“I have demons,” the girl told me quietly. “They do not want
me to study.” What the details of this situation were I didn’t know. All I knew
was that I had been positioned at the “individual prayer” station of this
outreach mission, and this Islamic girl was asking for that service. We waited
until some of the other members in the group who were already busy handling a
similar case had finished, and then the praying began.
(To continue reading, please click "Read More.")
How had I found myself here? It started because the medical
team that came to the guesthouse let me tag along to their workshop today, a
church with a clinic set up downstairs and stations for preaching and prayer
upstairs. While waiting in line for medical treatment, people listened to the
gospel, received prayer, and heard testimonies.
The prayer section seemed to me the most amazing: people came asking us to call upon the Lord
Himself on their behalf for jobs, for family, for provision for food and school
fees, and yes, occasionally for deliverance from oppression. In this land where
shrines, symbols and witchcraft are still prevalent among the country, people
understand the reality of a spiritual dark side.
Please pray along with
us. We don’t have it in ourselves to offer the freedom, provision and strength
these people need: all we can do is call on God. You know me! I’m not an apostle
or a televangelist or even a godly old church lady with wisdom in these things.

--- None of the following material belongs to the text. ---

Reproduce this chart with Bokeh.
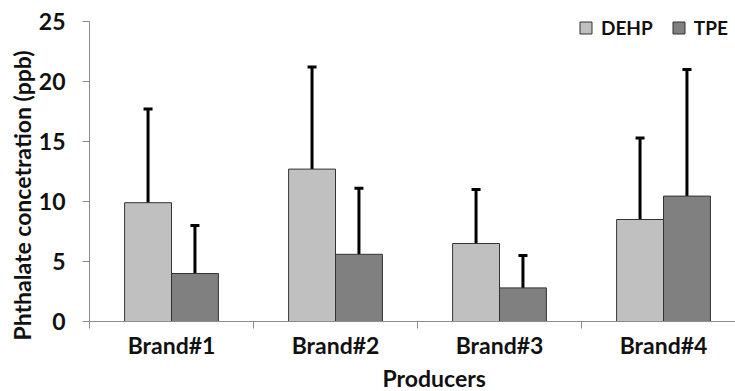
from bokeh.plotting import figure
from bokeh.models import (ColumnDataSource, LinearAxis, FixedTicker, Range1d,
                          Whisker, TeeHead, Legend, LegendItem, Title)
from bokeh.embed import file_html
from bokeh.resources import INLINE

brands = ["Brand#1", "Brand#2", "Brand#3", "Brand#4"]
dehp = [9.9, 12.7, 6.5, 8.5]
dehp_sd = [7.8, 8.5, 4.5, 6.8]
tpe = [4.0, 5.6, 2.8, 10.45]
tpe_sd = [4.0, 5.5, 2.7, 10.55]
y_ticks = [0, 5, 10, 15, 20, 25]

FONT = "Lato"
bw = 0.286
centers = [i + 0.5 for i in range(len(brands))]

src_d = ColumnDataSource(dict(x=[c - bw / 2 for c in centers], top=dehp,
                              upper=[a + b for a, b in zip(dehp, dehp_sd)]))
src_t = ColumnDataSource(dict(x=[c + bw / 2 for c in centers], top=tpe,
                              upper=[a + b for a, b in zip(tpe, tpe_sd)]))

FW, FH = 646, 321
LEFT = 89
p = figure(frame_width=FW, frame_height=FH, output_backend="svg",
           toolbar_location=None,
           x_range=Range1d(0, FW / 164), y_range=Range1d(0, 25 + 21 / 12),
           x_axis_location=None, y_axis_location=None,
           min_border_left=LEFT, min_border_right=0, min_border_top=0,
           min_border_bottom=0)
p.outline_line_color = None
p.grid.visible = False
p.background_fill_color = "white"

# y axis
ya = LinearAxis(ticker=FixedTicker(ticks=y_ticks), bounds=(0, 25))
ya.axis_line_color = "#8c8c8c"
ya.major_tick_line_color = "#8c8c8c"
ya.major_tick_out = 7
ya.major_tick_in = 0
ya.minor_tick_line_color = None
ya.major_label_standoff = 17
ya.major_label_text_font = FONT
ya.major_label_text_font_style = "bold"
ya.major_label_text_font_size = "23px"
ya.major_label_text_color = "#111111"
p.add_layout(ya, "left")

yt = Title(text="Phthalate concetration (ppb)", align="left", offset=-19,
           text_font=FONT, text_font_style="bold", text_font_size="23px",
           text_color="#111111", standoff=0)
p.add_layout(yt, "left")

# x axis: ticks at category boundaries (no labels)
xa = LinearAxis(ticker=FixedTicker(ticks=[0, 1, 2, 3]),
                major_label_overrides={0: "", 1: "", 2: "", 3: ""})
xa.axis_line_color = "#8c8c8c"
xa.major_tick_line_color = "#8c8c8c"
xa.major_tick_out = 7
xa.major_tick_in = 0
xa.minor_tick_line_color = None
xa.major_label_text_font_size = "1px"
xa.major_label_text_alpha = 0
xa.major_label_standoff = 0
p.add_layout(xa, "below")

# x axis: category labels
xl = LinearAxis(ticker=FixedTicker(ticks=centers),
                major_label_overrides={c: b for c, b in zip(centers, brands)})
xl.axis_line_color = None
xl.major_tick_line_color = None
xl.major_tick_out = 0
xl.major_tick_in = 0
xl.minor_tick_line_color = None
xl.major_label_standoff = 2
xl.major_label_text_font = FONT
xl.major_label_text_font_style = "bold"
xl.major_label_text_font_size = "23px"
xl.major_label_text_color = "#111111"
p.add_layout(xl, "below")

xt = Title(text="Producers", align="left", offset=293, text_font=FONT,
           text_font_style="bold", text_font_size="23px", text_color="#111111",
           standoff=0)
p.add_layout(xt, "below")

rd = p.vbar(x="x", top="top", width=bw, source=src_d, fill_color="#c0c0c0",
            line_color="#333333", line_width=1)
rt = p.vbar(x="x", top="top", width=bw, source=src_t, fill_color="#808080",
            line_color="#333333", line_width=1)

for src in (src_d, src_t):
    w = Whisker(base="x", lower="top", upper="upper", source=src,
                line_width=3, line_color="black",
                upper_head=TeeHead(size=9, line_width=3, line_color="black"),
                lower_head=None)
    p.add_layout(w)

leg = Legend(items=[LegendItem(label="DEHP", renderers=[rd]),
                    LegendItem(label="TPE", renderers=[rt])],
             orientation="horizontal", location=(489, 282))
leg.border_line_color = None
leg.background_fill_alpha = 0
leg.label_text_font = FONT
leg.label_text_font_style = "bold"
leg.label_text_font_size = "19px"
leg.label_text_color = "#111111"
leg.glyph_width = 15
leg.glyph_height = 15
leg.spacing = 18
leg.label_standoff = 8
leg.margin = 0
leg.padding = 0
p.add_layout(leg)

open("out.html", "w").write(file_html(p, INLINE))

Please pray for words and the Holy
Spirit, and wisdom, to know how to pray and to pour ourselves out on the people
that come to the clinic. I don’t have in me what it takes to be like Jesus. He
said “apart from Me, you can do nothing,” and when He says something you can be
certain He’s not just joking around!
Now that the “prayer request” part of this post is over, to
use Christian-ese, a “praise report!” A women’s meeting went on tonight after
the clinic had been packed up, during which meeting some of us attempted a kids'
program. We broke out a bag of animal balloons, and I used one to tell the
story of Jonah and the Whale. Using Matthew 12:40 to tie in a gospel spiel, I
decided I’d regret it if I didn’t ask one question: “Is there anybody here who
isn’t born again who wants to be?” (They use the phrase “born again” quite regularly
here, although phrases like this or words like “God,” “sin,” and “saved,”
require a more serious defining of terms in Canada.) My eyes must have
physically widened at the amount of little hands that immediately shot up in
the air. They couldn’t possibly have
heard right. “Do you all know what this means?” I asked again, trying to
explain better what they were signing themselves up for. “It means you’re
asking Jesus into your life,” my teammate said. “Do you want that?”
“Yes,” they kept saying. Tonight is the first time I’ve ever
tried to “preach” something that serious, and actually doing it blew me away. The others downstairs helping spent the
remainder of the happy, hectic night keeping the growing crowd of kids under
some sort of control while the rest of us manufactured balloons as fast as we
possibly could! I especially liked teaching some of the other teammates how to
make balloon sculptures, like the “guitar.” It’s such a fun, easy skill that
opens up all sorts of doors for kids' ministry. One middle-aged guy who had been
helping out even said later of making the balloons, “I had a blast!”